The Close Corporation are valid in some states, like Wyoming. They are designed for small corporations which have a small number of stock holders usually having ties to one another through family relationships or friends and business partners.
Close corporations are special cases of regular business corporations electing to operate in a more informal manner likened to partnerships. Regular business corporations must conduct shareholder and director meetings, elect a board of directors, and provide shareholders with written proposals for any major corporate action to be voted on in the annual meetings.
Family corporations usually do not hold annual meetings because the family regularly makes decisions around the breakfast table or wherever. A Board of Directors is also not required, if so listed in the Articles of Incorporation, and so there is much less paperwork required for ongoing operations.
The Wyoming Close Corporation Law allows small corporations to forego many traditionalcorporate formalities.
- Limited shareholders–corporations may not have more than 35 shareholders and still be a Close Corporation.
- Legal basis–Wyoming Statutory Close Corporation Supplement to the Wyoming Business Corporation Act, W.S. 17-17-101 et seq.
- Special action necessary–the Close Corporation law became effective on January 1, 1990. If you were incorporated before that date and you wish to transform your corporation to a close corporation, all shareholders must agree. You become a close corporation by so stating in your Articles of Incorporation or in an amendment to the Articles, that the corporation is a close corporation.
- Special action necessary–if you were incorporated after January 1, 1990 and you wish to transform your corporation to a close corporation, then only 2/3 of the shareholders must agree.
- Abbreviated governance–shareholders may agree in writing to treat the corporation as a partnership, operate without a board of directors, dispense with annual meetings, and make a shareholder agreement. (If you so choose this you need to let us know at the time of incorporation.)
- Limited liability–the law says shareholders don’t have personal liability even though they relax corporate formalities in operations.
- Ease of operation–operates without pomp and circumstance required in regular corporations where hundreds of shareholders must receive information and vote.
- Cost of operation–relaxed corporate governance means lower legal, accounting and administrative fees for lower total costs of operation.

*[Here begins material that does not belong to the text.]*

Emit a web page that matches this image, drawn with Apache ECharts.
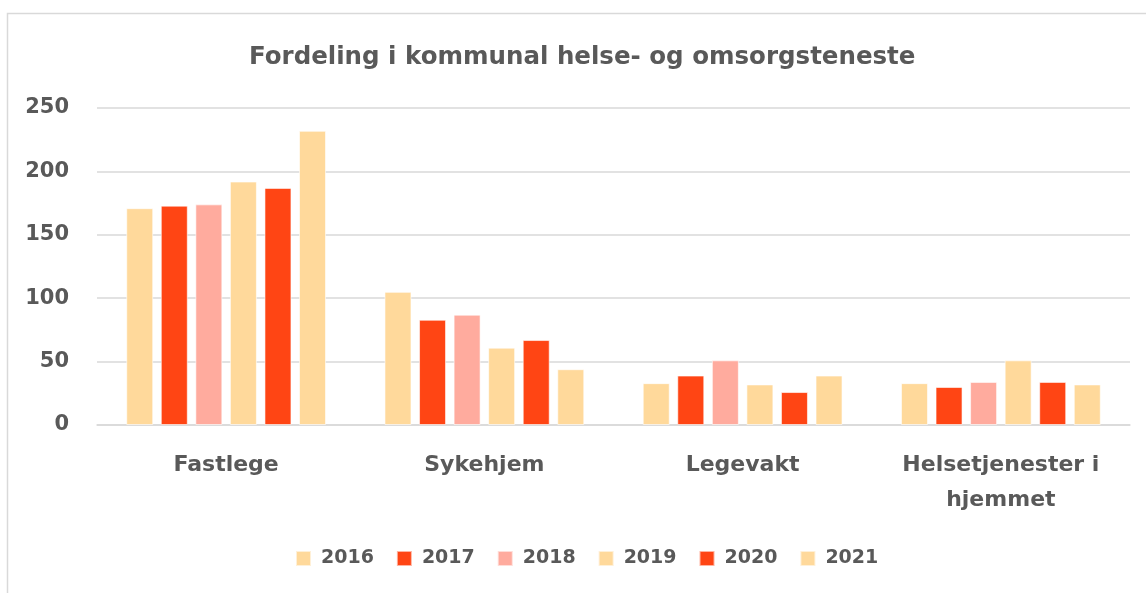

- Deadlock prevention–provides access to court when shareholders are deadlocked and harm could befall the corporation through lack of action.
- Buy-out provisions–shareholders may buy out a deceased shareholder’s interest according to shareholder agreements.

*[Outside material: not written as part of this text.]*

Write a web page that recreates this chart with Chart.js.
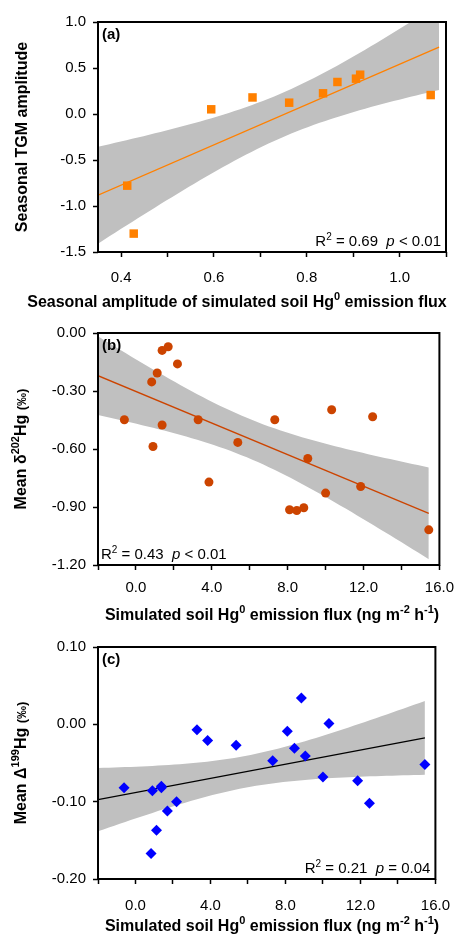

- Generally we regard the “Close Corporation” as a highly advantageous and flexible vehicle for small and medium business. Possible disadvantages might be.
*Limited ownership transfer–share transfer is prohibited except in stated circumstances
*Fewer capital sources–only 35 shareholders may comprise a close corporation.
- Close corporations are taxed the same as regular business corporations unless it opts for “S” tax treatment. See IRS Publication 542 and the instructions for Form 2553.